A Gun Exchanged for Billy the Kid's Mare
And other historic firearms that sold at Rock Island Auction.
By: Meghan Saar 03/01/2007
“I want no man who hesitates,” Frank Stewart told his Panhandle stockmen when they had realized that they weren’t just rounding up some stolen steer near Fort Sumner—they were going after Billy the Kid and his gang.
Yet Frank Stewart and Lincoln County Sheriff Pat Garrett had a little fun along the way. While resting in Puerto de Luna, New Mexico, Garrett reported how Francisco Aragon entertained the men with his boasts that he, alone, would fight the desperadoes and turn them over to Garrett. The sheriff decided to play along with bold Aragon and, the next morning, he watched him try to recruit volunteers. Aragon was not ready by 10 a.m., nor 2 p.m., and finally declined to join in the fight. “It was with difficulty I prevented Stewart from roping and dragging him by the horn of his saddle,” reported Garrett in his book, The Authentic Life of Billy the Kid.
Eventually, the posse would make its way to Stinking Springs, where they surrounded an abandoned house and convinced the Kid, Billy Wilson, Tom Pickett and Dave Rudabaugh to surrender on December 23, 1880, by tempting their stomachs with meat roasting over a campfire (Charley Bowdre was shot and killed earlier). Stewart, Garrett and the rest of the men led the prisoners to Las Vegas. On the way, at Fort Sumner, the Kid had made a present of his favorite mare to Stewart because “he expected his business would be so confining for the next few months that he would hardly find time for horseback exercise,” Garrett reported.

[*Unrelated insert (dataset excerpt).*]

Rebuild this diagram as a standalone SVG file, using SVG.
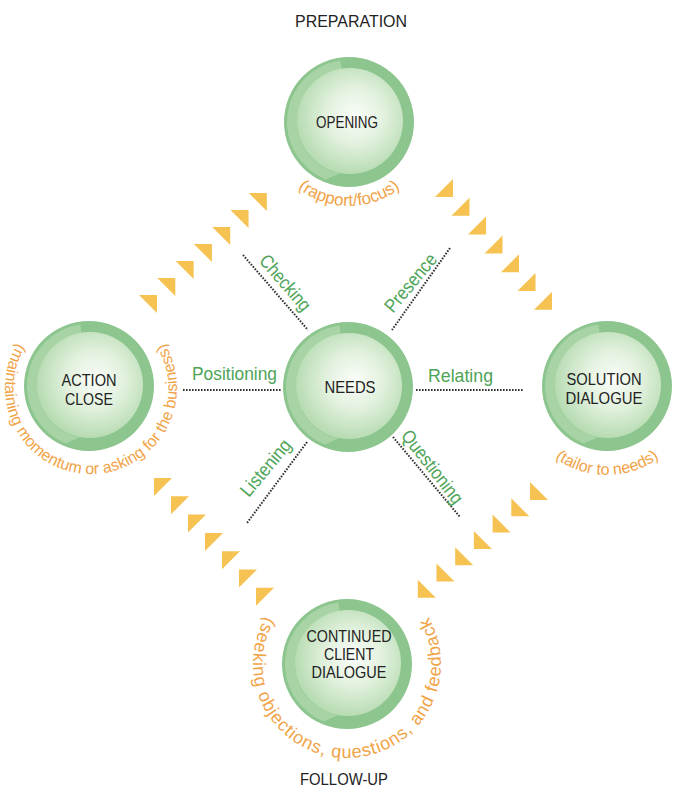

The Las Vegas Gazette confirmed the gift of the mare and also reported that W. Scott Moore, the owner of the Adobe Hotel in Las Vegas, made a New Year’s present of a Colt Frontier six-shooter to Stewart. In return, Stewart gave Moore’s wife Billy the Kid’s mare, which she renamed “Kid Stewart Moore,” reported The Las Vegas Gazette on January 7, 1881. (Billy the Kid would dispute this gift, stating he actually sold his mare to his attorney, Edgar Cayplese.)
That frontier six-shooter sold for an $80,000 bid by Rock Island Auction during its December 2-4, 2006, collectible firearms auction. Other historic firearms were included in the auction that hammered in at around $8 million.